Summary

  • Parallelism implies concurrency, but not the other way.
  • When parallelising, consider interference, side-effects, and associativity.
  • The performance of the parallel stream is not inherently better than a sequential one.

With the availability of multi-core processors, we are now able to execute more than one instruction at one time.

By dividing computation into subtasks such as threads,

  • the programmers can separate unrelated tasks into threads
    • write each thread separately
  • improves processor utilisation

I/O and UI rendering are not necessary related tasks, and by splitting them into different threads, slow I/O will not affect UI responsiveness.

Parallelism

Parallel computing refers to the scenario where multiple subtasks are running at the same time. This is when there is

  • a processor capable of running multiple instructions
  • multiple cores/processors and instructions are dispatched to execute at the same time.

All parallel programs are concurrent, but not all concurrent programs are parallel.

Performance

A parallel stream might not necessarily improve the performance. Thread creation incurs overhead, and thus, too much creation of threads might outweigh the benefits of parallelisation.

If an ordered stream does not require the original order to be kept, calling unordered() as part of the pipeline will make the parallel operations much more efficient, as the parallel operations do not need to coordinate between streams.

Parallelising a stream

The Stream class allows for parallel operations. By using the pipeline method .parallel(), a parallel version of the instance is returned.

However, to ensure correctness of parallel execution, stream operations must not interfere with the stream data, and must be stateless generally. Side-effect free programming is ideal.

Interference

This is when the stream operations modify the source of the stream.

In general, this rule applies not only for parallel streams, but also for non-parallel streams. In Java, it would throw a ConcurrentModificationException.

Stateful/Stateless Lambdas

A stateful lambda is one where the result depends on any state that might change during the execution of this stream. Parallelizing based on state can lead to incorrect output. Thus to prevent this, additional work needs to be done to ensure state updates are visible to all parallel subtasks.

Side-Effects

Side-effects (as seen in Pure Functions) can lead to incorrect results in parallel execution. Given non-thread-safe data structures, if two threads manipulate it at the same time, there can be an incorrect result.

List<Integer> list = new ArrayList<>(
    Arrays.asList(1,3,5,7,9,11,13,15,17,19));
List<Integer> result = new ArrayList<>();
list.parallelStream()
    .filter(x -> isPrime(x))
    .forEach(x -> result.add(x));

Example

ArrayList is a non-thread-safe data structure.

To prevent this,

  • the Stream::collect method can be used
  • a thread-safe data structure can be used
    • Java provides some in java.util.concurrent
  • the Stream::toList also can be used.

Associativity

The following rules are important in ensuring the correctness of the result returned by the Stream::reduce operation.

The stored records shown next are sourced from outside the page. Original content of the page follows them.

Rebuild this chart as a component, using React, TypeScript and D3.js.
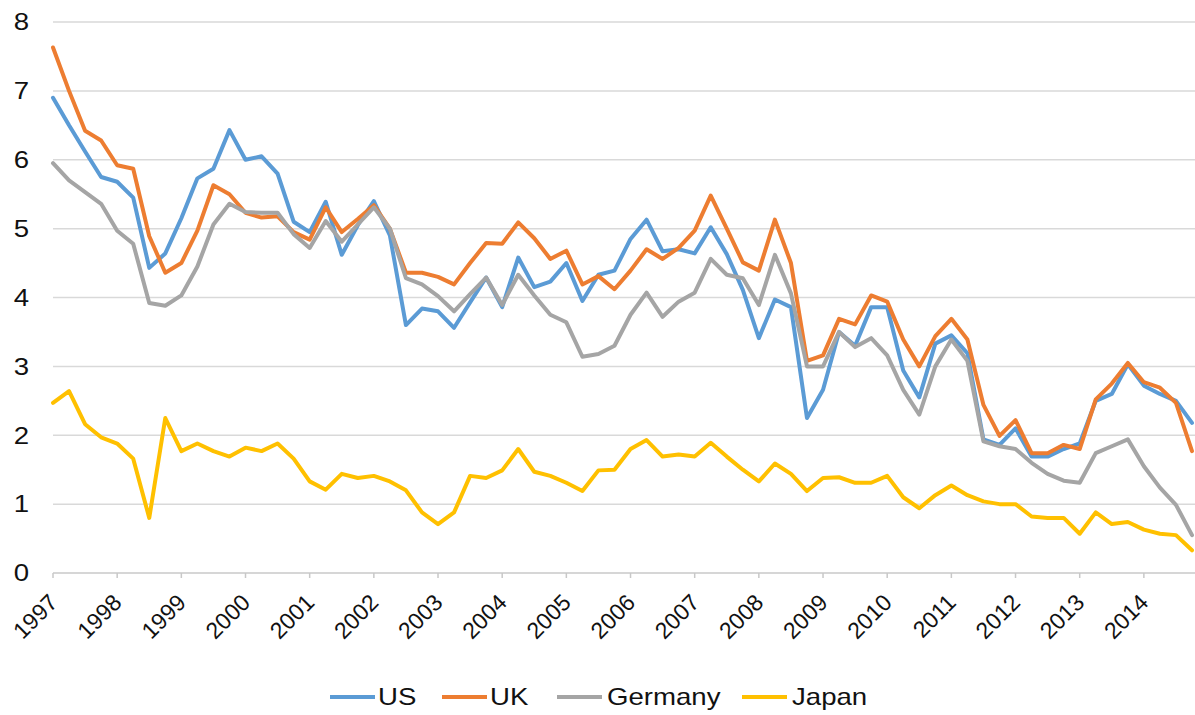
import React from 'react'
import { scaleLinear, scalePoint, line } from 'd3'

const years = [1997, 1998, 1999, 2000, 2001, 2002, 2003, 2004, 2005, 2006, 2007, 2008, 2009, 2010, 2011, 2012, 2013, 2014]
const quarters = years.flatMap(y => ['Q1', 'Q2', 'Q3', 'Q4'].map(q => `${y} ${q}`))
const yTicks = [0, 1, 2, 3, 4, 5, 6, 7, 8]

const us = [
  6.9, 6.5, 6.12, 5.75, 5.68, 5.45, 4.43, 4.64, 5.15, 5.73, 5.87, 6.43,
  6.0, 6.05, 5.8, 5.1, 4.95, 5.39, 4.62, 5.05, 5.4, 4.9, 3.6, 3.84,
  3.8, 3.56, 3.93, 4.29, 3.86, 4.58, 4.15, 4.23, 4.5, 3.95, 4.33, 4.39,
  4.85, 5.13, 4.67, 4.7, 4.64, 5.02, 4.63, 4.11, 3.41, 3.97, 3.86, 2.25,
  2.66, 3.5, 3.3, 3.86, 3.86, 2.94, 2.55, 3.33, 3.45, 3.19, 1.94, 1.86,
  2.1, 1.69, 1.69, 1.8, 1.88, 2.5, 2.6, 3.03, 2.72, 2.6, 2.5, 2.18,
]
const uk = [
  7.63, 7.0, 6.42, 6.28, 5.92, 5.87, 4.89, 4.36, 4.5, 4.97, 5.63, 5.5,
  5.23, 5.16, 5.18, 4.95, 4.84, 5.31, 4.95, 5.14, 5.34, 5.0, 4.36, 4.36,
  4.3, 4.19, 4.5, 4.79, 4.78, 5.09, 4.86, 4.56, 4.68, 4.19, 4.31, 4.12,
  4.39, 4.7, 4.56, 4.72, 4.97, 5.48, 5.0, 4.51, 4.39, 5.13, 4.5, 3.08,
  3.16, 3.69, 3.61, 4.03, 3.94, 3.39, 3.0, 3.44, 3.69, 3.39, 2.44, 1.99,
  2.22, 1.74, 1.74, 1.86, 1.8, 2.52, 2.75, 3.05, 2.77, 2.69, 2.47, 1.77,
]
const germany = [
  5.95, 5.7, 5.53, 5.36, 4.97, 4.78, 3.92, 3.88, 4.03, 4.45, 5.06, 5.36,
  5.24, 5.23, 5.23, 4.92, 4.72, 5.11, 4.81, 5.06, 5.31, 5.0, 4.28, 4.19,
  4.02, 3.8, 4.05, 4.29, 3.89, 4.33, 4.03, 3.75, 3.64, 3.14, 3.18, 3.3,
  3.75, 4.07, 3.72, 3.94, 4.07, 4.56, 4.33, 4.28, 3.89, 4.62, 4.06, 3.0,
  3.0, 3.5, 3.28, 3.41, 3.16, 2.66, 2.3, 3.0, 3.39, 3.08, 1.91, 1.84,
  1.8, 1.6, 1.44, 1.34, 1.31, 1.74, 1.84, 1.94, 1.55, 1.24, 0.99, 0.55,
]
const japan = [
  2.47, 2.64, 2.16, 1.97, 1.88, 1.66, 0.8, 2.25, 1.77, 1.88, 1.77, 1.69,
  1.82, 1.77, 1.88, 1.66, 1.33, 1.21, 1.44, 1.38, 1.41, 1.33, 1.2, 0.88,
  0.71, 0.88, 1.41, 1.38, 1.49, 1.8, 1.47, 1.41, 1.31, 1.19, 1.49, 1.5,
  1.8, 1.93, 1.69, 1.72, 1.69, 1.89, 1.69, 1.5, 1.33, 1.59, 1.44, 1.19,
  1.38, 1.39, 1.31, 1.31, 1.41, 1.1, 0.94, 1.13, 1.27, 1.13, 1.04, 1.0,
  1.0, 0.82, 0.8, 0.8, 0.57, 0.88, 0.71, 0.74, 0.63, 0.57, 0.55, 0.33,
]

const seriesNames = ['US', 'UK', 'Germany', 'Japan']
const seriesColors = ['#5B9BD5', '#ED7D31', '#A5A5A5', '#FFC000']

const W = 1195
const H = 715
const font = 'Arial, "Liberation Sans", sans-serif'

export default function App() {
  const series = [us, uk, germany, japan]

  const x = scalePoint().domain(quarters).range([53, 1192])
  const y = scaleLinear().domain([0, 8]).range([573, 22])

  const lineGen = line<number>()
    .x((_, i) => x(quarters[i]) as number)
    .y(d => y(d))

  // legend layout
  const legendItems = [
    { lineX: 330, textX: 378 },
    { lineX: 442, textX: 490 },
    { lineX: 557, textX: 607 },
    { lineX: 742, textX: 792 },
  ]

  return (
    <svg
      width={W}
      height={H}
      style={{ position: 'absolute', left: 0, top: 0, background: '#fff' }}
    >
      {/* gridlines */}
      {yTicks.slice(1).map(t => (
        <line key={t} x1={53} x2={W} y1={y(t)} y2={y(t)} stroke="#D9D9D9" strokeWidth={1.5} />
      ))}
      {/* x axis */}
      <line x1={53} x2={W} y1={y(0)} y2={y(0)} stroke="#C8C8C8" strokeWidth={1.5} />
      {years.map(yr => {
        const tx = x(`${yr} Q1`) as number
        return (
          <g key={yr}>
            <line x1={tx} x2={tx} y1={y(0)} y2={y(0) + 5} stroke="#C8C8C8" strokeWidth={1.5} />
            <text
              transform={`translate(${tx + 6}, ${y(0) + 31}) rotate(-45)`}
              textAnchor="end"
              fontFamily={font}
              fontSize={23}
              fill="#111"
            >
              {yr}
            </text>
          </g>
        )
      })}
      {/* y labels */}
      {yTicks.map(t => (
        <text
          key={t}
          transform={`translate(29, ${y(t)}) scale(1.2, 1)`}
          dy="0.36em"
          textAnchor="end"
          fontFamily={font}
          fontSize={23}
          fill="#111"
        >
          {t}
        </text>
      ))}
      {/* series */}
      {series.map((s, i) => (
        <path
          key={seriesNames[i]}
          d={lineGen(s) || ''}
          fill="none"
          stroke={seriesColors[i]}
          strokeWidth={4}
          strokeLinejoin="round"
          strokeLinecap="round"
        />
      ))}
      {/* legend */}
      {seriesNames.map((name, i) => (
        <g key={name}>
          <line
            x1={legendItems[i].lineX}
            x2={legendItems[i].lineX + 45}
            y1={697}
            y2={697}
            stroke={seriesColors[i]}
            strokeWidth={4}
          />
          <text
            transform={`translate(${legendItems[i].textX}, 697) scale(1.2, 1)`}
            dy="0.36em"
            fontFamily={font}
            fontSize={23}
            fill="#111"
          >
            {name}
          </text>
        </g>
      ))}
    </svg>
  )
}
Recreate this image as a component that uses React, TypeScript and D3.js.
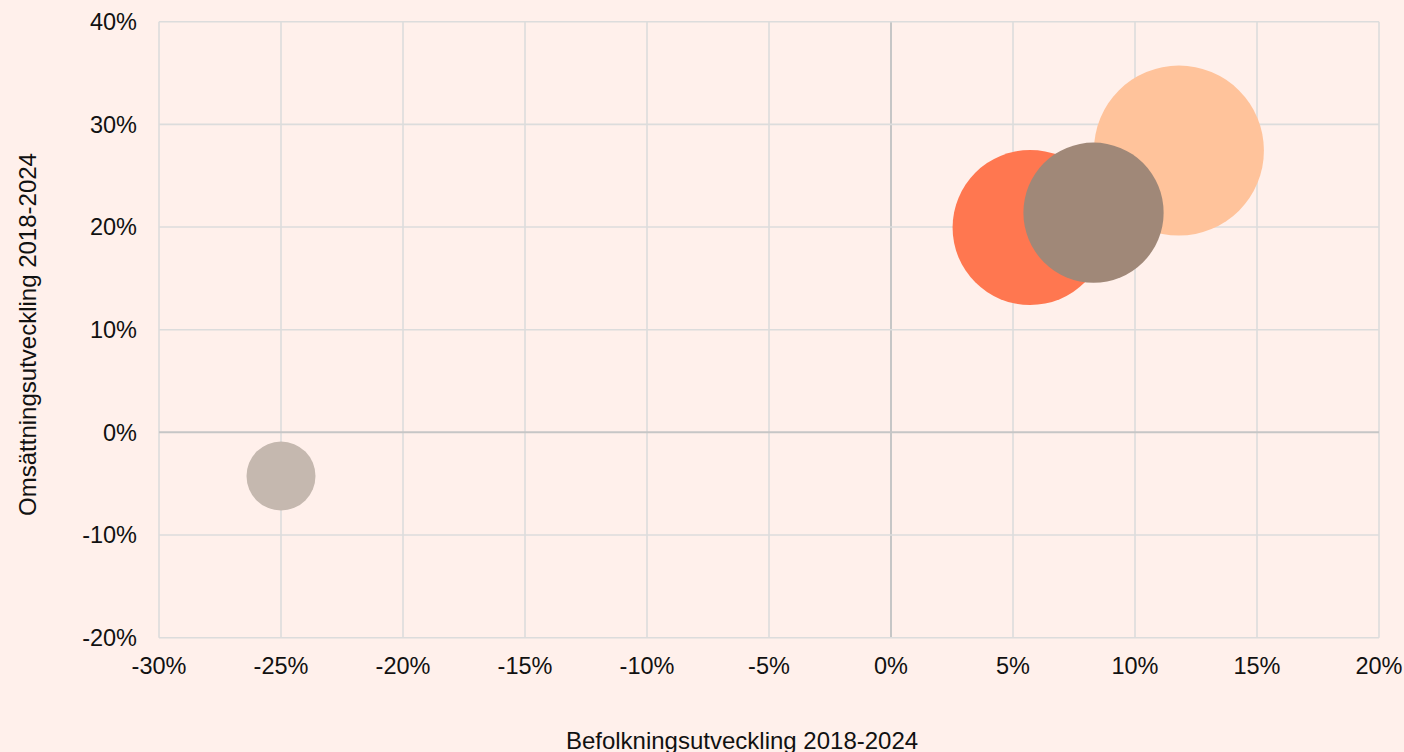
import React from "react";
import * as d3 from "d3";

const names = ["A", "B", "C", "D"];
const befolkning = [-25.0, 5.7, 11.8, 8.3];
const omsattning = [-4.25, 19.95, 27.45, 21.4];
const sizes = [11.9, 60.1, 72.3, 49.2];
const colors = ["#C5B8AF", "#FF7750", "#FFC39B", "#A08878"];
const xTicks = [-30, -25, -20, -15, -10, -5, 0, 5, 10, 15, 20];
const yTicks = [-20, -10, 0, 10, 20, 30, 40];
const xTitle = "Befolkningsutveckling 2018-2024";
const yTitle = "Omsättningsutveckling 2018-2024";

const W = 1404;
const H = 752;

export default function App() {
  const x = d3.scaleLinear().domain([-30, 20]).range([159, 1379]);
  const y = d3.scaleLinear().domain([-20, 40]).range([637.7, 21.7]);
  const r = d3.scaleSqrt().domain([0, d3.max(sizes) as number]).range([0, 85]);
  const order = [0, 1, 2, 3];
  const font = "'Liberation Sans', Arial, sans-serif";
  return (
    <div style={{ position: "fixed", left: 0, top: 0, width: W, height: H, background: "#FFF0EB" }}>
      <svg width={W} height={H} style={{ display: "block" }} fontFamily={font}>
        <rect x={0} y={0} width={W} height={H} fill="#FFF0EB" />
        {xTicks.map((t) => (
          <line key={"gx" + t} x1={x(t)} x2={x(t)} y1={y(40)} y2={y(-20)}
            stroke={t === 0 ? "#C6C6C6" : "#DCDCDC"} strokeWidth={t === 0 ? 2 : 1.6} />
        ))}
        {yTicks.map((t) => (
          <line key={"gy" + t} x1={x(-30)} x2={x(20)} y1={y(t)} y2={y(t)}
            stroke={t === 0 ? "#C6C6C6" : "#DCDCDC"} strokeWidth={t === 0 ? 2 : 1.6} />
        ))}
        {order.map((i) => (
          <circle key={names[i]} cx={x(befolkning[i])} cy={y(omsattning[i])} r={r(sizes[i])} fill={colors[i]} />
        ))}
        {yTicks.map((t) => (
          <text key={"ty" + t} x={137} y={y(t)} dy="0.36em" textAnchor="end" fontSize={23.5} fill="#111">
            {t + "%"}
          </text>
        ))}
        {xTicks.map((t) => (
          <text key={"tx" + t} x={x(t)} y={673.5} textAnchor="middle" fontSize={23.5} fill="#111">
            {t + "%"}
          </text>
        ))}
        <text x={742} y={748.5} textAnchor="middle" fontSize={24} fill="#111">{xTitle}</text>
        <text transform={`translate(36,334.5) rotate(-90)`} textAnchor="middle" fontSize={24} fill="#111">{yTitle}</text>
      </svg>
    </div>
  );
}
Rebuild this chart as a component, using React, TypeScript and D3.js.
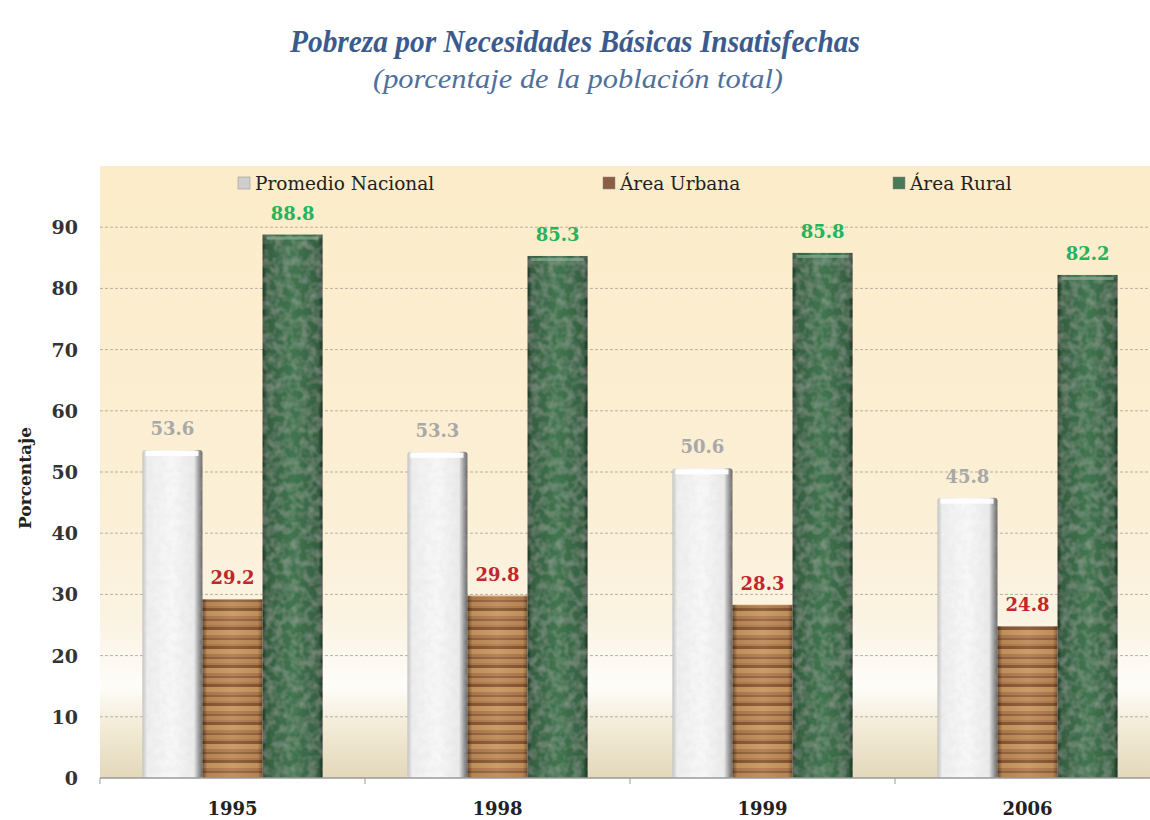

The reduce(identity, accumulator, combiner) operation in parallel attempts to:

  • reduce each substream
  • combine results of the substreams

However, to ensure correctness, there are several rules that the parameters must follow:

  • combiner.apply(identity, i) = i
  • combiner and accumulator must be associative
    • order of applying must not matter
  • combiner and accumulator must be compatible
    • combiner.apply(u, accumulator.apply(identity, t)) must equal to accumulator.apply(u, t)
Stream.of(1,2,3,4).reduce(1, (x, y) -> x * y, (x, y) -> x * y);

Example

Given the following, we see that the rules are satisfied.

  • i * 1 = 1
  • (x * y) * z = (x) * (y * z)
  • u * (1 * t) = u * t

Why is a combiner needed?

For simple examples such as adding all the elements together, or multiplying all the elements, the combiner and accumulator have the same lambda. These are reductions where the value is accumulated from type S to type S (in this case, possibly a int to int)

However, there are some reductions that convert the value from a type S to a type U. Consider the following example:

Example:

Reducing an array of int to a String (based on char values.)

Without parallelism, the accumulator can accumulate with the function (prev, curr) -> prev + (char) curr. This supports an input of String and int, and returns an output of String.

For example: [104, 101, 108, 108, 111] can be seen as "hell" + (char) 111 at its last step.

However, when parallelising, the combiner cannot use this same function, as the intermediate results it is combining combines String and String, and not String and int. Thus, the combiner needed now is instead the String::concat function.

For example: the stream may have split into two streams, and accumulated with the results "hel" and "lo". We cannot use the accumulator to combine these two results, but need to use the concatenation method String::concat.